The new tax reform law recently passed by Congress and signed into law by President Trump will affect this year's taxes, but in the meantime people have to file last year's. January 29 is the first day the IRS will begin accepting e-filed 2017 tax returns, with this year's filing deadline April 18.
Most Americans procrastinate when it comes to filing their taxes, but there are good reasons to get them done early, starting with identity fraud. "The IRS is expecting this year a higher number of fraud identity theft, as it relates to tax returns," says Lydia Desnoyers, CPA and tax specialist. An increasingly common scam involves people stealing taxpayer identities, then filing fraudulent returns in order to claim refunds. This causes major problems and delays when the actual taxpayer goes to file their return. Thus, filing early reduces the chance of someone else having an opportunity to file a phony return in your name.
Desnoyers also recommends filing earlier in order to allow more time to correct errors or omissions that may occur, without causing a substantial delay in your return. The biggest tax-filing issue she sees is people not having all of their proper documents or forms ready before going to file. "Having all of your documentation...for businesses, tracking all of your receipts and expenses, and having them in an organized fashion," says Desnoyers.
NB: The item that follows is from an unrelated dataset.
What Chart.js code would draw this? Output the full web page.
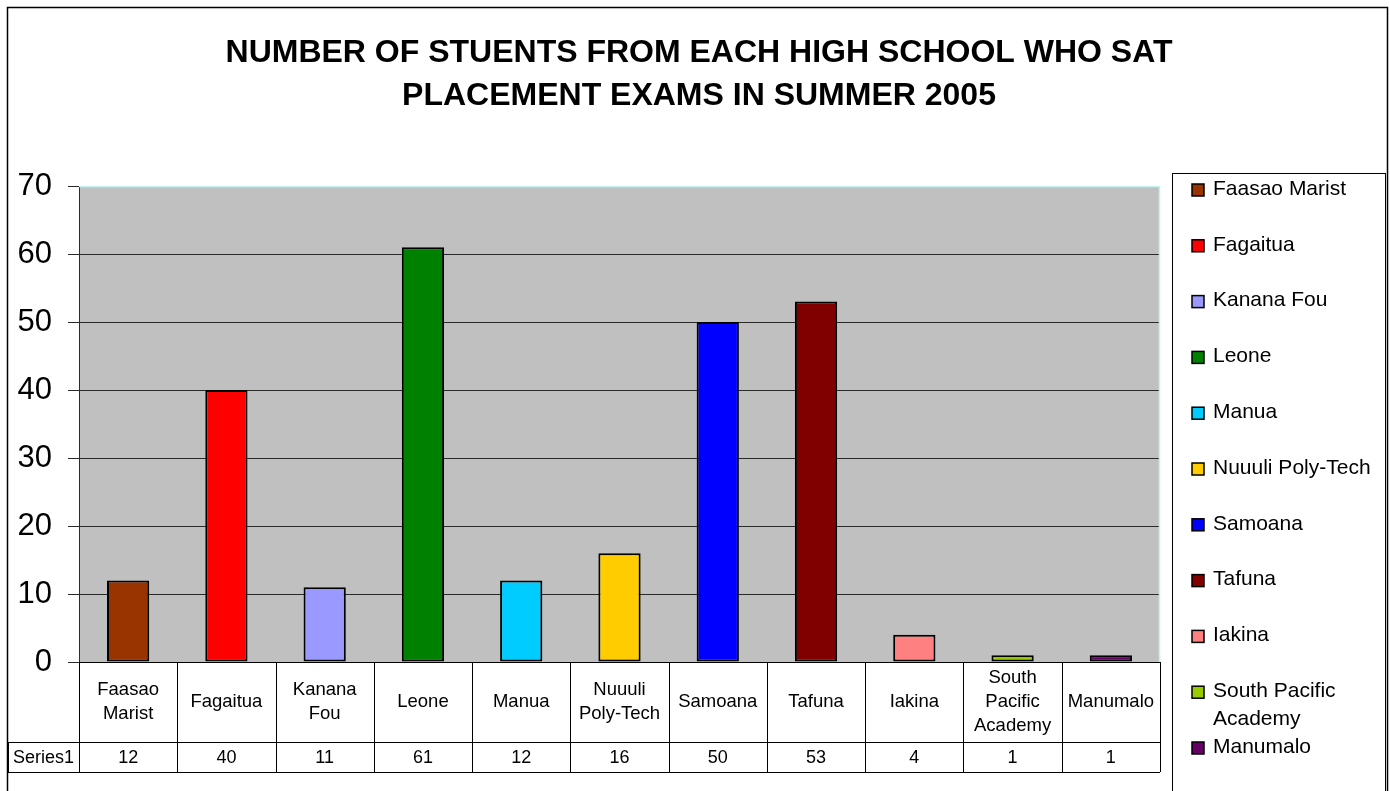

Another common issue is people forgetting about secondary sources of income. "If someone switches jobs early in the year, they may forget that first W-2," says Desnoyers.
The bottom line for tax-filing, according to Desnoyers, is to have all of your ducks in a row beforehand. "Even if you're not sure if you'll need it or if I'll use it, I prefer we have more information and more documents that you go home with that we didn't use, rather than us missing information and having to delay the process of filing your return," she says.